AIM OF THE EXERCISE ->
Your output is the lines from the first one to the one containing "const barLabelDy = [8,13,8,8,8,8,8,8,8];", repeated exactly, with images left out.

----

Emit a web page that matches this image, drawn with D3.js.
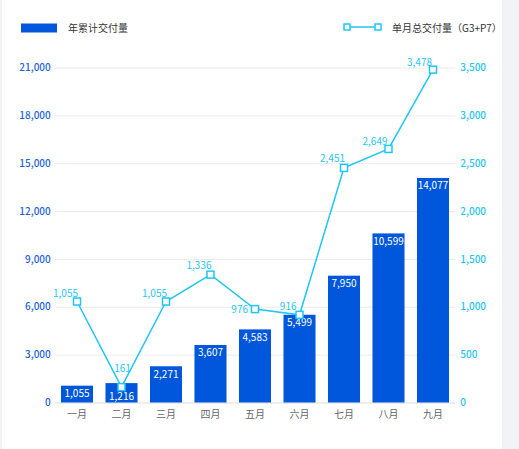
<!DOCTYPE html>
<html><head><meta charset="utf-8">
<script src="https://cdn.jsdelivr.net/npm/d3@7/dist/d3.min.js"></script>
<style>
html,body{margin:0;padding:0;background:#f2f3f5;}
svg{display:block;font-family:"Noto Sans CJK SC","Noto Sans",sans-serif;}
</style></head>
<body><svg id="c" width="519" height="449"></svg>
<script>
const categories = ["一月","二月","三月","四月","五月","六月","七月","八月","九月"];
const cumulative = [1055,1216,2271,3607,4583,5499,7950,10599,14077];
const monthly = [1055,161,1055,1336,976,916,2451,2649,3478];
const leftTicks = [0,3000,6000,9000,12000,15000,18000,21000];
const rightTicks = [0,500,1000,1500,2000,2500,3000,3500];
const barName = "年累计交付量";
const lineName = "单月总交付量（G3+P7）";

// label placement (style): [anchor, dx, dy]
const lineLabelPlace = [["end",1,-8],["middle",1,-19],["end",1,-8],["end",1,-9],["end",-7,0],["end",-3,-8],["end",1,-9],["end",-1,-7],["end",-1,-7]];
const barLabelDy = [8,13,8,8,8,8,8,8,8];

const BAR = "#0057db", LINE = "#1fc6f5", LEFTC = "#1f63dc";
const svg = d3.select("#c");
svg.append("rect").attr("x",2).attr("y",0).attr("width",500).attr("height",449).attr("fill","#fff");

const x = d3.scaleBand().domain(categories).range([54.75,455.25]).paddingInner(0.28).paddingOuter(0.14);
const yL = d3.scaleLinear().domain([0,21000]).range([402.5,67.5]);
const yR = d3.scaleLinear().domain([0,3500]).range([402.5,67.5]);
const fmt = d3.format(",");

// grid
svg.append("g").selectAll("line").data(leftTicks).join("line")
  .attr("x1",54.75).attr("x2",455.25).attr("y1",d=>yL(d)+0.5).attr("y2",d=>yL(d)+0.5)
  .attr("stroke",d=>d===0?"#dcdcdc":"#ebebeb").attr("stroke-width",1);

// left axis
const gl = svg.append("g").attr("transform","translate(54.75,0)")
  .call(d3.axisLeft(yL).tickValues(leftTicks).tickFormat(fmt).tickSize(0).tickPadding(4));
gl.select(".domain").remove();
gl.selectAll("text").attr("fill",LEFTC).attr("font-size",10).attr("font-weight",500).attr("font-family","Noto Sans CJK SC");

// right axis
const gr = svg.append("g").attr("transform","translate(455.25,0)")
  .call(d3.axisRight(yR).tickValues(rightTicks).tickFormat(fmt).tickSize(0).tickPadding(5));
gr.select(".domain").remove();
gr.selectAll("text").attr("fill",LINE).attr("font-size",10).attr("font-weight",500).attr("font-family","Noto Sans CJK SC");

// bottom axis
const gb = svg.append("g").attr("transform","translate(0,402.5)")
  .call(d3.axisBottom(x).tickSize(0).tickPadding(8));
gb.select(".domain").remove();
gb.selectAll("text").attr("fill","#666").attr("font-size",10).attr("font-family","Noto Sans CJK SC");

// bars
svg.append("g").selectAll("rect").data(cumulative).join("rect")
  .attr("x",(d,i)=>x(categories[i])).attr("width",x.bandwidth())
  .attr("y",d=>yL(d)).attr("height",d=>yL(0)-yL(d)).attr("fill",BAR);
svg.append("g").selectAll("text").data(cumulative).join("text")
  .attr("x",(d,i)=>x(categories[i])+x.bandwidth()/2).attr("y",(d,i)=>yL(d)+barLabelDy[i])
  .attr("dy","0.35em").attr("text-anchor","middle").attr("fill","#fff").attr("font-size",10)
  .text(d=>fmt(d));

// line
const cx = i=>x(categories[i])+x.bandwidth()/2;
svg.append("path").datum(monthly)
  .attr("d",d3.line().x((d,i)=>cx(i)).y(d=>yR(d)))
  .attr("fill","none").attr("stroke",LINE).attr("stroke-width",1.5);
svg.append("g").selectAll("rect").data(monthly).join("rect")
  .attr("x",(d,i)=>cx(i)-3.5).attr("y",d=>yR(d)-3.5).attr("width",7).attr("height",7)
  .attr("fill","#fff").attr("stroke",LINE).attr("stroke-width",1.5);
svg.append("g").selectAll("text").data(monthly).join("text")
  .attr("x",(d,i)=>cx(i)+lineLabelPlace[i][1]).attr("y",(d,i)=>yR(d)+lineLabelPlace[i][2])
  .attr("text-anchor",(d,i)=>lineLabelPlace[i][0]).attr("dy","0.35em")
  .attr("fill",LINE).attr("font-size",10).text(d=>fmt(d));

// legend
svg.append("rect").attr("x",21).attr("y",23.5).attr("width",36).attr("height",9).attr("fill",BAR);
svg.append("text").attr("x",68).attr("y",28).attr("dy","0.35em").attr("font-size",10).attr("fill","#333").text(barName);
svg.append("line").attr("x1",347).attr("x2",378).attr("y1",27).attr("y2",27).attr("stroke",LINE).attr("stroke-width",1.5);
[347,378].forEach(px=>svg.append("rect").attr("x",px-3).attr("y",24).attr("width",6).attr("height",6)
  .attr("fill","#fff").attr("stroke",LINE).attr("stroke-width",1.5));
svg.append("text").attr("x",392).attr("y",28).attr("dy","0.35em").attr("font-size",10).attr("fill","#333").text(lineName);
</script></body></html>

----

TASK ANSWER ->
Emit a web page that matches this image, drawn with D3.js.
<!DOCTYPE html>
<html><head><meta charset="utf-8">
<script src="https://cdn.jsdelivr.net/npm/d3@7/dist/d3.min.js"></script>
<style>
html,body{margin:0;padding:0;background:#f2f3f5;}
svg{display:block;font-family:"Noto Sans CJK SC","Noto Sans",sans-serif;}
</style></head>
<body><svg id="c" width="519" height="449"></svg>
<script>
const categories = ["一月","二月","三月","四月","五月","六月","七月","八月","九月"];
const cumulative = [1055,1216,2271,3607,4583,5499,7950,10599,14077];
const monthly = [1055,161,1055,1336,976,916,2451,2649,3478];
const leftTicks = [0,3000,6000,9000,12000,15000,18000,21000];
const rightTicks = [0,500,1000,1500,2000,2500,3000,3500];
const barName = "年累计交付量";
const lineName = "单月总交付量（G3+P7）";

// label placement (style): [anchor, dx, dy]
const lineLabelPlace = [["end",1,-8],["middle",1,-19],["end",1,-8],["end",1,-9],["end",-7,0],["end",-3,-8],["end",1,-9],["end",-1,-7],["end",-1,-7]];
const barLabelDy = [8,13,8,8,8,8,8,8,8];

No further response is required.